Segundo nosso especialista, as principiais regras previstas na legislação ordinária para eleição do síndico são prazo do mandato do síndico e do conselho fiscal não superior a dois anos; eleição por maioria simples dos presentes na assembleia, salvo disposição contrária da convenção; possibilidade de reeleição; e proibição do condômino inadimplente de votar. As convenções também podem conter outras regras para eleição de síndico, além daquelas previstas no Código Civil, desde que não contrariem dispositivo expresso na legislação federal.

“As principais irregularidades verificadas na jurisprudência se referem a vícios na convocação de assembleia, desrespeito ao quórum previsto na legislação e na convenção, irregularidade nas procurações e na recusa de procurações, colheita de voto de condômino inadimplente, omissão de informações relevantes na ata de assembleia. Uma questão que também causa dificuldade é quando ocorre o empate e a convenção não estipula regras para o desempate. Geralmente, esses casos acabam por ser judicializados, cabendo ao juiz decidir os critérios de desempate. Nos casos de empate e judicialização é comum a utilização da fração ideal como peso em cada voto”, conta Diogo Pereira.
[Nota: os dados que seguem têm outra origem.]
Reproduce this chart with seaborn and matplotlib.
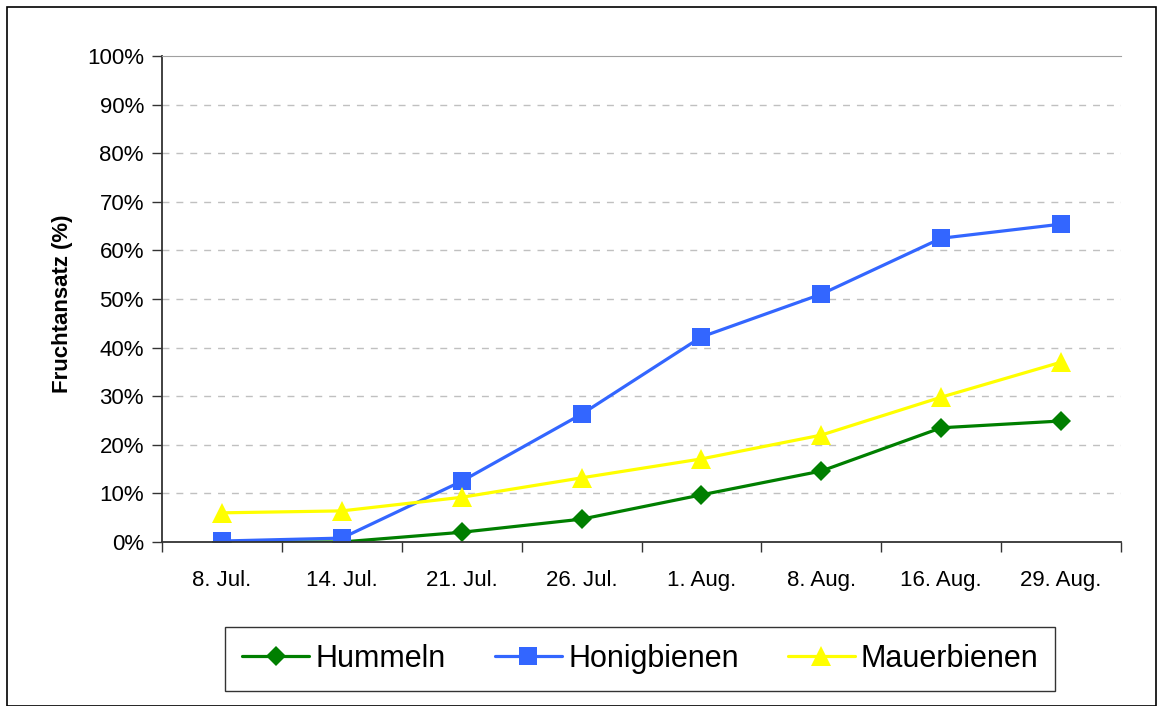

A gestão cada vez mais profissionalizada dos condomínios deve mitigar os problemas e dificuldades decorrentes da falta de regras específicas na legislação e nas convenções condominiais, que podem dispor de regras adicionais que tornem o processo cada vez mais regular. Para tanto, é possível utilizar a legislação eleitoral como referência. Os critérios de eleição de síndico que preveem, por exemplo, necessidade de ‘ficha limpa’ e a cassação de candidatura por utilização de fake news, podem ser importantes ferramentas para a eleição de um gestor com perfil adequado para o condomínio. Entretanto, é necessário preservar o direito de defesa do condômino acusado, para não atrair nulidade ao processo. “É salutar o engajamento dos condôminos na eleição de síndico pois, como já dissemos, uma eleição bem-sucedida é aquela que garante a plena representatividade aos eleitos”, finaliza Diogo.